Cathode materials for lithium-ion batteries typically include layered compounds “LiMO2,” spinel compounds “LiM2O4,” and olivine compounds “LiMPO4.” These layered and spinel compositions are some of the most widely used in lithium ion batteries.
Typically, in the structure of a layered compound having the general formula “LiMO2,” the oxygen anions form a close-packed fcc lattice and cations occupy the 6-coordinated octahedral crystal sites. In this configuration, the “MO2” slabs and “Li” layers are alternately stacked.
Within the structure of a spinel compound having the general formula “LiM2O4,” the metal cations generally occupy the octahedral sites, but ¼ of them are located in the “Li” layer, which means that ¼ of the sites in the transition metal layer are vacant. Li+ ions occupy the tetrahedral sites in the Li layer that share 5 faces with the empty octahedral sites in the transition metal layer. Together the three-dimensional MO2 host and the vacancies in the transition metal layer ensure that there are three-dimensional diffusion pathways for the lithium ions. When used in a lithium ion battery, spinel material generally has better rate capability than a layered oxide material, but this benefit is balanced by a lower capacity of the spinel material.

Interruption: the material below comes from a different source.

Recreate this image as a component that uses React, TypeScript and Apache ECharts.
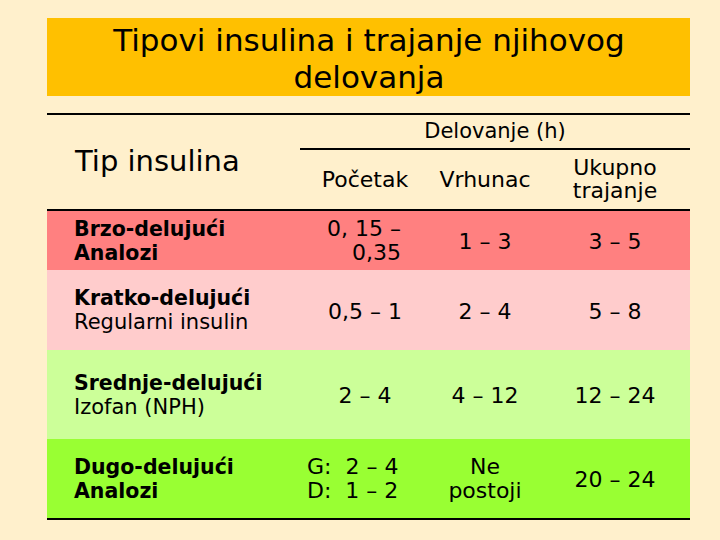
import React, { useEffect, useRef } from "react";
import * as echarts from "echarts";

const titleLines = ["Tipovi insulina i trajanje njihovog", "delovanja"];
const headerLeft = "Tip insulina";
const headerGroup = "Delovanje (h)";
const columnHeaders = [["Početak"], ["Vrhunac"], ["Ukupno", "trajanje"]];
const rowTitles = ["Brzo-delujući", "Kratko-delujući", "Srednje-delujući", "Dugo-delujući"];
const rowSubtitles = ["Analozi", "Regularni insulin", "Izofan (NPH)", "Analozi"];
const rowSubtitleBold = [true, false, false, true];
const onsetValues = [["0, 15 –", "0,35"], ["0,5 – 1"], ["2 – 4"], ["G:  2 – 4", "D:  1 – 2"]];
const peakValues = [["1 – 3"], ["2 – 4"], ["4 – 12"], ["Ne", "postoji"]];
const durationValues = [["3 – 5"], ["5 – 8"], ["12 – 24"], ["20 – 24"]];
const rowColors = ["#FF8080", "#FFCCCC", "#CCFF99", "#99FF33"];

const FONT = '"DejaVu Sans", Verdana, sans-serif';

export default function App() {
  const ref = useRef<HTMLDivElement>(null);
  useEffect(() => {
    if (!ref.current) return;
    const chart = echarts.init(ref.current, undefined, { renderer: "svg" });
    const L = 47, R = 690;
    const rowTops = [211, 270, 350, 439];
    const rowBottoms = [270, 350, 439, 518];
    const colX = [365, 485, 615];
    const g: any[] = [];
    g.push({ type: "rect", shape: { x: L, y: 18, width: R - L, height: 78 }, style: { fill: "#FFC000" } });
    titleLines.forEach((t, i) => {
      g.push({ type: "text", style: { text: t, x: 369, y: 40 + i * 37, textAlign: "center", textVerticalAlign: "middle", font: `31px ${FONT}`, fill: "#000" } });
    });
    rowColors.forEach((c, i) => {
      g.push({ type: "rect", shape: { x: L, y: rowTops[i], width: R - L, height: rowBottoms[i] - rowTops[i] }, style: { fill: c } });
    });
    g.push({ type: "line", shape: { x1: L, y1: 114, x2: R, y2: 114 }, style: { stroke: "#000", lineWidth: 2 } });
    g.push({ type: "line", shape: { x1: 300, y1: 149, x2: R, y2: 149 }, style: { stroke: "#000", lineWidth: 2 } });
    g.push({ type: "line", shape: { x1: L, y1: 210, x2: R, y2: 210 }, style: { stroke: "#000", lineWidth: 2 } });
    g.push({ type: "line", shape: { x1: L, y1: 519, x2: R, y2: 519 }, style: { stroke: "#000", lineWidth: 2 } });
    g.push({ type: "text", style: { text: headerLeft, x: 75, y: 161, textVerticalAlign: "middle", font: `29px ${FONT}`, fill: "#000" } });
    g.push({ type: "text", style: { text: headerGroup, x: 495, y: 131, textAlign: "center", textVerticalAlign: "middle", font: `21px ${FONT}`, fill: "#000" } });
    columnHeaders.forEach((lines, j) => {
      const ys = lines.length === 1 ? [179] : [167, 190];
      lines.forEach((t, k) => {
        g.push({ type: "text", style: { text: t, x: colX[j], y: ys[k], textAlign: "center", textVerticalAlign: "middle", font: `22px ${FONT}`, fill: "#000" } });
      });
    });
    rowTitles.forEach((t, i) => {
      const mid = (rowTops[i] + rowBottoms[i]) / 2;
      g.push({ type: "text", style: { text: t, x: 74, y: mid - 12, textVerticalAlign: "middle", font: `bold 20.5px ${FONT}`, fill: "#000" } });
      g.push({ type: "text", style: { text: rowSubtitles[i], x: 74, y: mid + 12, textVerticalAlign: "middle", font: `${rowSubtitleBold[i] ? "bold 20.5px" : "21px"} ${FONT}`, fill: "#000" } });
      const cols = [onsetValues[i], peakValues[i], durationValues[i]];
      cols.forEach((lines, j) => {
        const ys = lines.length === 1 ? [mid + 1] : [mid - 12, mid + 12];
        let align = "center", x = colX[j];
        if (j === 0 && i === 0) { align = "right"; x = 401; }
        if (j === 0 && i === 3) { align = "left"; x = 307; }
        lines.forEach((t, k) => {
          g.push({ type: "text", style: { text: t, x, y: ys[k], textAlign: align, textVerticalAlign: "middle", font: `22px ${FONT}`, fill: "#000" } });
        });
      });
    });
    chart.setOption({ animation: false, backgroundColor: "#FFF0CC", graphic: { elements: g } });
    return () => chart.dispose();
  }, []);
  return <div ref={ref} style={{ position: "fixed", left: 0, top: 0, width: 720, height: 540 }} />;
}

This discrepancy, as well as the spinel material's capacity degradation at elevated temperature, is typically a drawback to the use of spinel material as a cathode material.
Accordingly, there is an ongoing need for new cathode materials for use in lithium ion batteries. Particularly, there is a need for additional cathode materials with increased thermal stability and good rate performance.